この対処法の詳細ページは、Windows が起動しないときの回復ドライブの作り方です!、回復ドライブからスタートアップ修復を実行する手順です! からご確認ください。
回復ドライブからの「システムの復元」
回復ドライブの「システムの復元」をお試しください。
回復ドライブのシステムの復元を実行するプログラムは正常です。回復ドライブから起動してシステムの復元をお試しください。
この対処法の詳細ページは、回復ドライブからシステムの復元を実行する手順です! からご確認ください。
システムの復元が終わらないトラブルでよくあるご質問FAQ
システムの復元が終わらない時の注意点はありますか?
ハードディスク故障が原因でシステムの復元が終わらないこともあります。もしデータが重要な場合は悪化させてしまうリスクもありまして、3 時間を超える場合は強制終了したほうが良いかと思います。データの問題がない場合は 12 時間が最大値になります。
システムの復元をキャンセルする方法はありますか?
システムの復元を途中でキャンセルする方法は強制終了しかありません。強制終了しても部品が故障することはありませんが、復元ポイントが消えて再チャレンジできないなどのトラブルが発生することもあります。
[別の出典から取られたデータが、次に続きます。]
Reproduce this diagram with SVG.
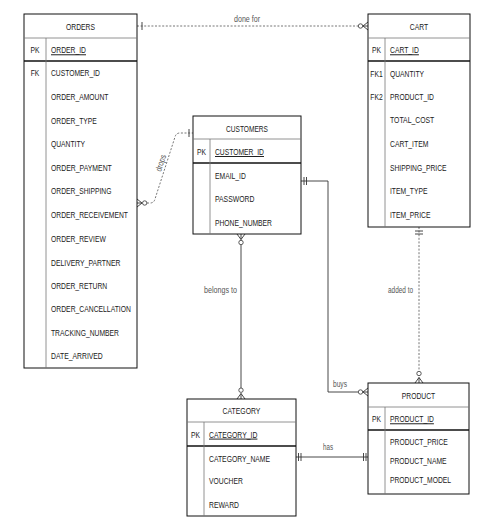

システムの復元が終わらないので強制終了しても大丈夫ですか?
当社 YouTube チャンネルの システムの復元を途中でやめるとどうなる?FAQ では、システムの復元途中で強制終了しましたが問題ありませんでした。しかし、システムの復元を強制終了して悪化したというお話をお客様からお伺いすることもありますので 12 時間は待ちたいところです。
システムの復元で時間が長い理由はありますか?
メモリのサイズが小さい、CPU のスペックが低いなどの条件がそろいますと、他のパソコンと比較して完了までに時間がかかることもあります。ハードディスク故障が原因ということもあります。